Ryan Vogelsong is pitching tonight, which still makes me a little nervous despite his most successful start coming against the now first-place Dodgers. He’s faced them twice, and once against the lowly Diamondbacks, his pitching contributing to one of Arizona’s few wins on the season. He has increased his IP by one in each successive outing (4.0 @ LA, 5.0 vs. AZ, 6.0 vs. LA), and you won’t see me complaining about Vogey giving the team seven strong. He did see a huge drop in strikes looking — 24, 21, to 9 in the last game, but a rise in his swinging strikes from 4, 4, to 8. We’ll see if the Rockies are aggressive against Vogelsong like the Dodgers appeared to be in their last meeting. The lineups:
Tonight’s #SFGiants lineup: Pagan cf Pence rf Posey c Morse lf Sandoval 3b Belt 1b Hicks 2b Crawford ss Vogelsong p
— San Francisco Giants (@SFGiants) April 21, 2014
Already there is outrage about Brandon Belt‘s positioning in the lineup, even in terms of 5 and 6 with the question of should he be in front of Pablo Sandoval? Their splits, even from 2013-2014 suggest that Belt is the better option than Sandoval. If Sandoval continues to slump, that will work itself out and the Brandons will be broken up. Having Hunter Pence and Buster Posey that high in the lineup? No problem by me, and I don’t mind Michael Morse in the 4 spot. For the third-place Rockies:
#Rockies vs. #Giants. Looks like OF Michael Cuddyer is on DL. Charlie Culberson up. Carlos Gonzalez is in. pic.twitter.com/GSNOJc2GDK — Thomas Harding (@harding_at_mlb) April 21, 2014
Since their series against the Giants, the Rockies have won series against the Padres and the Phillies, so they are back on the winning side of things and have worked their way up to .500. Only a sweep of the Giants would put them in second place in the NL West. Jorge De La Rosa made it past the fifth inning for the first time in 2014 in his last outing against the Padres, going six innings, allowing eight baserunners and striking out four. He has allowed nine extra base hits to RHH in sixty-nine plate appearances (~13%), with four of those being big flies. This will be his second start at home. De La Rosa has a bunch of pitches he can throw at you, and for the details, check it out here. You’ll see he uses “only” five of his pitches against LHH while adding the sinker and curveball at times to RHH in an attempt to get them off-balance and keep them guessing.

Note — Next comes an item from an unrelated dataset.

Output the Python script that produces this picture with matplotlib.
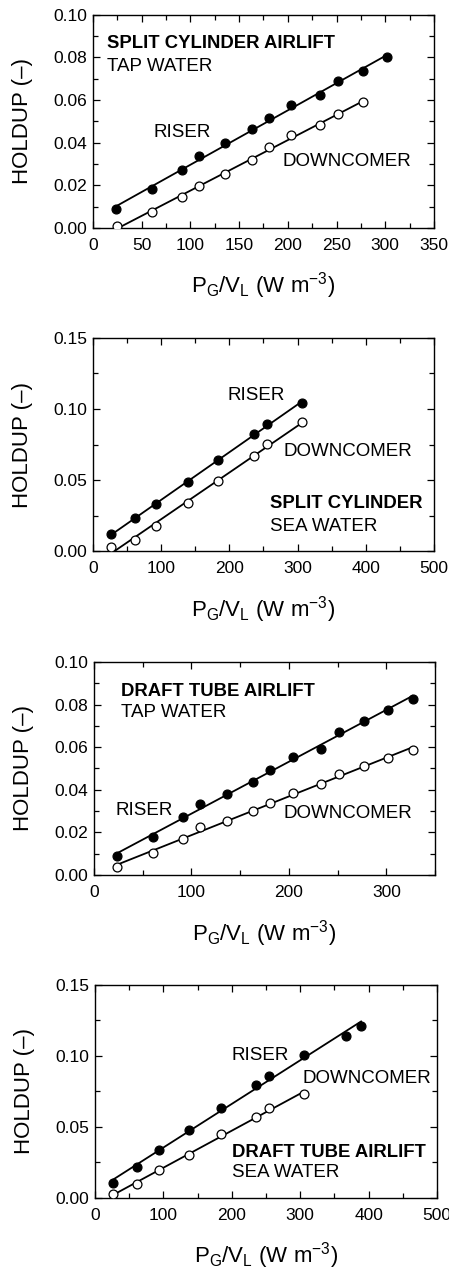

My guess is that this turns into one heck of a bullpen game, which on paper favors the Giants whose bullpen has a 1.79 ERA in 19 G with a .223 BAA while the Rockies have a 3.73 ERA in 20 with a .251 BAA. As I believe it will come down to about five innings of bullpen work from each side, I’ll give the edge to the Giants in game one, even though I’m not that high on Vogelsong.